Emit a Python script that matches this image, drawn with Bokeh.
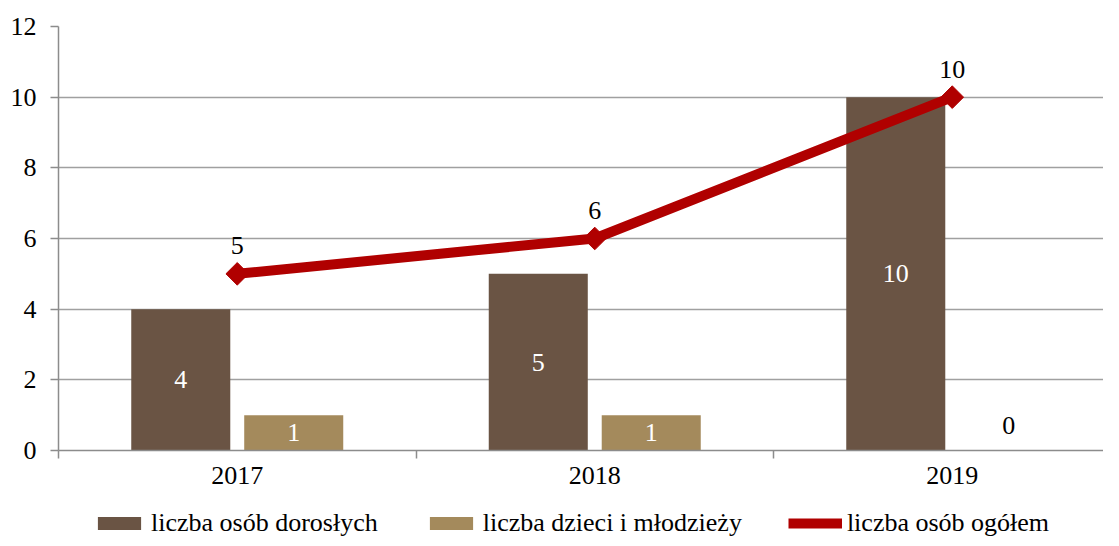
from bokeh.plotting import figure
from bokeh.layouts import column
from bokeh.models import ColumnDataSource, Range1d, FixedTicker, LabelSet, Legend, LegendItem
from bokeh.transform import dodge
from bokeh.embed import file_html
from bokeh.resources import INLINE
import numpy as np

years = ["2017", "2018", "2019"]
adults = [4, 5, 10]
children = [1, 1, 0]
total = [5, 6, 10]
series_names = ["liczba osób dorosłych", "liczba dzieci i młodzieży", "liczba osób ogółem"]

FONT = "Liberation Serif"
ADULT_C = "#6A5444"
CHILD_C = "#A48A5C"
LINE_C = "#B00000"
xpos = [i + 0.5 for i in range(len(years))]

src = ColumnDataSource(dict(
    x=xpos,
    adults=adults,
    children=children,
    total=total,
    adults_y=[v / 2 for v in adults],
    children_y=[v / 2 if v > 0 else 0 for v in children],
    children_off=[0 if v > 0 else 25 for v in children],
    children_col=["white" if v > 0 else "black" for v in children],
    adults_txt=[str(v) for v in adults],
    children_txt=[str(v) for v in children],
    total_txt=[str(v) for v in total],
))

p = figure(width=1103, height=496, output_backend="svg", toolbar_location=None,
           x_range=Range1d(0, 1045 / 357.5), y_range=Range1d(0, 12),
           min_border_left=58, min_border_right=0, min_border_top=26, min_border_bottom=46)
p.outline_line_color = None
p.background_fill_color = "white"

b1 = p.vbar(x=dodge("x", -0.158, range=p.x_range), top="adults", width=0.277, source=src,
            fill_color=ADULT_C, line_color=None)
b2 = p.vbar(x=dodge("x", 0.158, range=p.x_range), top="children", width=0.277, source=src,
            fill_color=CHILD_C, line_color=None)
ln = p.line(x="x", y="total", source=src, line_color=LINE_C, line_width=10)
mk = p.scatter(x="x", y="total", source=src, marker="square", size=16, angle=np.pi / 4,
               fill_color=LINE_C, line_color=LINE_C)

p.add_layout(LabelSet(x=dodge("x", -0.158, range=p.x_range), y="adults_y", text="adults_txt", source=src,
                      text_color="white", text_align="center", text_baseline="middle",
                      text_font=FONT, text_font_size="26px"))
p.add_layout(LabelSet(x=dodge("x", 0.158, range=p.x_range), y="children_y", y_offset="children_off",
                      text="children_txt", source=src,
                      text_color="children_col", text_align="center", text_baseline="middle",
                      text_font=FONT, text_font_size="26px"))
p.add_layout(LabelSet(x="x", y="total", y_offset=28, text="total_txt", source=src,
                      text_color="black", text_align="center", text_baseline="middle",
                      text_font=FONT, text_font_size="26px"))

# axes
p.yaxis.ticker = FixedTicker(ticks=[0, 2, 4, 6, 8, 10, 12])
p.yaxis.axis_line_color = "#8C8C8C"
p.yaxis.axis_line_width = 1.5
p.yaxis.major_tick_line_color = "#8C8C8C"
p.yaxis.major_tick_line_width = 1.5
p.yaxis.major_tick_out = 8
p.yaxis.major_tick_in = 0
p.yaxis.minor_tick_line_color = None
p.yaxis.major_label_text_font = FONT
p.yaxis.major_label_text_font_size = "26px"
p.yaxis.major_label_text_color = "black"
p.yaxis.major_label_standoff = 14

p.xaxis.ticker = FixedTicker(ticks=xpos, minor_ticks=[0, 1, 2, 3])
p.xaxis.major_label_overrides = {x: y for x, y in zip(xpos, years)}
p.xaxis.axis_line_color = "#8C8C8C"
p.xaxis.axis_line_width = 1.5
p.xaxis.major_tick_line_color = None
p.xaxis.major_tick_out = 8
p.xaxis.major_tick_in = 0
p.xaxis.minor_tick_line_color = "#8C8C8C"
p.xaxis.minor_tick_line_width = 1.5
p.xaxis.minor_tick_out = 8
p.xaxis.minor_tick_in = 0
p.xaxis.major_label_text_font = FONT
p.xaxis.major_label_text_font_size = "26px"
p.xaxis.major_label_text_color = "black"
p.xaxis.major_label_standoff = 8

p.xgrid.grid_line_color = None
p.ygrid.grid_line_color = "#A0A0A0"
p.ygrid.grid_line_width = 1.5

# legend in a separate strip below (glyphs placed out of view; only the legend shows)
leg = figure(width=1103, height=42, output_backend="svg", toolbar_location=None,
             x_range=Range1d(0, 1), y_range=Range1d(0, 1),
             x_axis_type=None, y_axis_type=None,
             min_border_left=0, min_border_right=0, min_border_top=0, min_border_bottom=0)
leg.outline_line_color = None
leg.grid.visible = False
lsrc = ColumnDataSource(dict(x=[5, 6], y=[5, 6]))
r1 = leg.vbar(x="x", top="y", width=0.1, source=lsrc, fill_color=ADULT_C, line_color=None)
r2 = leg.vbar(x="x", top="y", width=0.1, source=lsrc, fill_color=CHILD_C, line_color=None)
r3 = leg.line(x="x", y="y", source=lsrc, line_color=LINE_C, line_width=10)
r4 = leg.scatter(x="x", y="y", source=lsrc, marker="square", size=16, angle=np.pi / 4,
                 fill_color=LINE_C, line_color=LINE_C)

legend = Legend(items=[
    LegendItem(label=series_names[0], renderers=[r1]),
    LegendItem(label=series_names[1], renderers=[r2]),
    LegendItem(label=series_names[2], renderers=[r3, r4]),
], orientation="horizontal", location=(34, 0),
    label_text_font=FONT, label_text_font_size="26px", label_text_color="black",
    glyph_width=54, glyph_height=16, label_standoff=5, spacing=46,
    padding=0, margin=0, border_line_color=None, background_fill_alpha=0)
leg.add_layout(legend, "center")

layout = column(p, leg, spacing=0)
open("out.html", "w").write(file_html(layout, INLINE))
==*==
- _What is needed_
Reproduce the whole listing above word for word, but not its pictures.

- _Complete response_
Emit a Python script that matches this image, drawn with Bokeh.
from bokeh.plotting import figure
from bokeh.layouts import column
from bokeh.models import ColumnDataSource, Range1d, FixedTicker, LabelSet, Legend, LegendItem
from bokeh.transform import dodge
from bokeh.embed import file_html
from bokeh.resources import INLINE
import numpy as np

years = ["2017", "2018", "2019"]
adults = [4, 5, 10]
children = [1, 1, 0]
total = [5, 6, 10]
series_names = ["liczba osób dorosłych", "liczba dzieci i młodzieży", "liczba osób ogółem"]

FONT = "Liberation Serif"
ADULT_C = "#6A5444"
CHILD_C = "#A48A5C"
LINE_C = "#B00000"
xpos = [i + 0.5 for i in range(len(years))]

src = ColumnDataSource(dict(
    x=xpos,
    adults=adults,
    children=children,
    total=total,
    adults_y=[v / 2 for v in adults],
    children_y=[v / 2 if v > 0 else 0 for v in children],
    children_off=[0 if v > 0 else 25 for v in children],
    children_col=["white" if v > 0 else "black" for v in children],
    adults_txt=[str(v) for v in adults],
    children_txt=[str(v) for v in children],
    total_txt=[str(v) for v in total],
))

p = figure(width=1103, height=496, output_backend="svg", toolbar_location=None,
           x_range=Range1d(0, 1045 / 357.5), y_range=Range1d(0, 12),
           min_border_left=58, min_border_right=0, min_border_top=26, min_border_bottom=46)
p.outline_line_color = None
p.background_fill_color = "white"

b1 = p.vbar(x=dodge("x", -0.158, range=p.x_range), top="adults", width=0.277, source=src,
            fill_color=ADULT_C, line_color=None)
b2 = p.vbar(x=dodge("x", 0.158, range=p.x_range), top="children", width=0.277, source=src,
            fill_color=CHILD_C, line_color=None)
ln = p.line(x="x", y="total", source=src, line_color=LINE_C, line_width=10)
mk = p.scatter(x="x", y="total", source=src, marker="square", size=16, angle=np.pi / 4,
               fill_color=LINE_C, line_color=LINE_C)

p.add_layout(LabelSet(x=dodge("x", -0.158, range=p.x_range), y="adults_y", text="adults_txt", source=src,
                      text_color="white", text_align="center", text_baseline="middle",
                      text_font=FONT, text_font_size="26px"))
p.add_layout(LabelSet(x=dodge("x", 0.158, range=p.x_range), y="children_y", y_offset="children_off",
                      text="children_txt", source=src,
                      text_color="children_col", text_align="center", text_baseline="middle",
                      text_font=FONT, text_font_size="26px"))
p.add_layout(LabelSet(x="x", y="total", y_offset=28, text="total_txt", source=src,
                      text_color="black", text_align="center", text_baseline="middle",
                      text_font=FONT, text_font_size="26px"))

# axes
p.yaxis.ticker = FixedTicker(ticks=[0, 2, 4, 6, 8, 10, 12])
p.yaxis.axis_line_color = "#8C8C8C"
p.yaxis.axis_line_width = 1.5
p.yaxis.major_tick_line_color = "#8C8C8C"
p.yaxis.major_tick_line_width = 1.5
p.yaxis.major_tick_out = 8
p.yaxis.major_tick_in = 0
p.yaxis.minor_tick_line_color = None
p.yaxis.major_label_text_font = FONT
p.yaxis.major_label_text_font_size = "26px"
p.yaxis.major_label_text_color = "black"
p.yaxis.major_label_standoff = 14

p.xaxis.ticker = FixedTicker(ticks=xpos, minor_ticks=[0, 1, 2, 3])
p.xaxis.major_label_overrides = {x: y for x, y in zip(xpos, years)}
p.xaxis.axis_line_color = "#8C8C8C"
p.xaxis.axis_line_width = 1.5
p.xaxis.major_tick_line_color = None
p.xaxis.major_tick_out = 8
p.xaxis.major_tick_in = 0
p.xaxis.minor_tick_line_color = "#8C8C8C"
p.xaxis.minor_tick_line_width = 1.5
p.xaxis.minor_tick_out = 8
p.xaxis.minor_tick_in = 0
p.xaxis.major_label_text_font = FONT
p.xaxis.major_label_text_font_size = "26px"
p.xaxis.major_label_text_color = "black"
p.xaxis.major_label_standoff = 8

p.xgrid.grid_line_color = None
p.ygrid.grid_line_color = "#A0A0A0"
p.ygrid.grid_line_width = 1.5

# legend in a separate strip below (glyphs placed out of view; only the legend shows)
leg = figure(width=1103, height=42, output_backend="svg", toolbar_location=None,
             x_range=Range1d(0, 1), y_range=Range1d(0, 1),
             x_axis_type=None, y_axis_type=None,
             min_border_left=0, min_border_right=0, min_border_top=0, min_border_bottom=0)
leg.outline_line_color = None
leg.grid.visible = False
lsrc = ColumnDataSource(dict(x=[5, 6], y=[5, 6]))
r1 = leg.vbar(x="x", top="y", width=0.1, source=lsrc, fill_color=ADULT_C, line_color=None)
r2 = leg.vbar(x="x", top="y", width=0.1, source=lsrc, fill_color=CHILD_C, line_color=None)
r3 = leg.line(x="x", y="y", source=lsrc, line_color=LINE_C, line_width=10)
r4 = leg.scatter(x="x", y="y", source=lsrc, marker="square", size=16, angle=np.pi / 4,
                 fill_color=LINE_C, line_color=LINE_C)

legend = Legend(items=[
    LegendItem(label=series_names[0], renderers=[r1]),
    LegendItem(label=series_names[1], renderers=[r2]),
    LegendItem(label=series_names[2], renderers=[r3, r4]),
], orientation="horizontal", location=(34, 0),
    label_text_font=FONT, label_text_font_size="26px", label_text_color="black",
    glyph_width=54, glyph_height=16, label_standoff=5, spacing=46,
    padding=0, margin=0, border_line_color=None, background_fill_alpha=0)
leg.add_layout(legend, "center")

layout = column(p, leg, spacing=0)
open("out.html", "w").write(file_html(layout, INLINE))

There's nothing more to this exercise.